What’s more, given Canada’s current electoral system and five-party system of political parties, a party can actually win a majority of seats in the federal Parliament (or Canadian House of Commons) with as little as 40% of the popular vote. Which certainly is not very or even remotely democratic – even if it is the current “rule of law.” (For those who think they can still get away with just technically observing the letter of the law, even when the law is so clearly an ass, as Charles Dickens long ago aptly said it sometimes is.)

In any case, it is the law, for the time being. And while it seems clear enough, at the moment, that Stephen Harper’s new Conservative Party cannot hope to win anything quite like even 51% of the cross-Canada popular vote in any foreseeable federal election, it could conceivably win as much as 40% and inherit the prize of “the monarchy of majority government.” And since early this past February the Toronto-born-and-raised Mr.
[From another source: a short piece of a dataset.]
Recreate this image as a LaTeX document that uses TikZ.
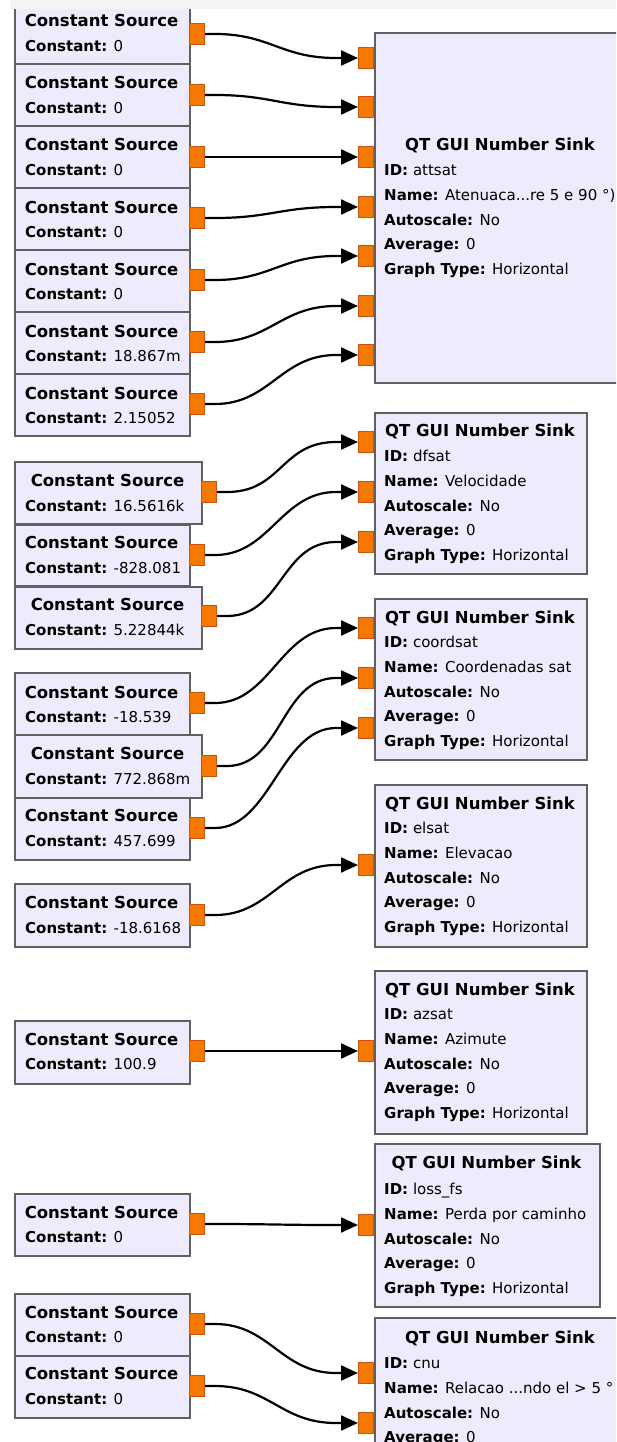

Harper himself does appear to have hinted very strongly that he almost certainly is an aspiring Canadian monarch of the oldest school, perhaps only superficially leavened by his adult encounter with Western Canadian populism.

As Greg Weston’s article in both its versions does make clear as well, at the moment the opinion polls on the prospect of Mr. Harper’s actually achieving the monarchy of majority government do not look too good. But late last summer the opinion polls on the prospect that Stephen Harper’s Conservatives could even form a minority federal government did not look too good either. And then look what happened in January 2006?

So as what remains of the grand old tradition of local Labour Day parades unfolds across Canada this Monday, September 4, it seems a very good bet than many surviving revelers will also be hoping that Greg Weston’s first version of his current prognosis, called “Stephen stalls,” is right on – and continues to be right, all the way up to the next federal election. (Whenever it comes, and whatever may or may not happen with the now increasingly anticipated tricky parliamentary vote on softwood lumber, coming to Parliament Hill in Ottawa all too soon?).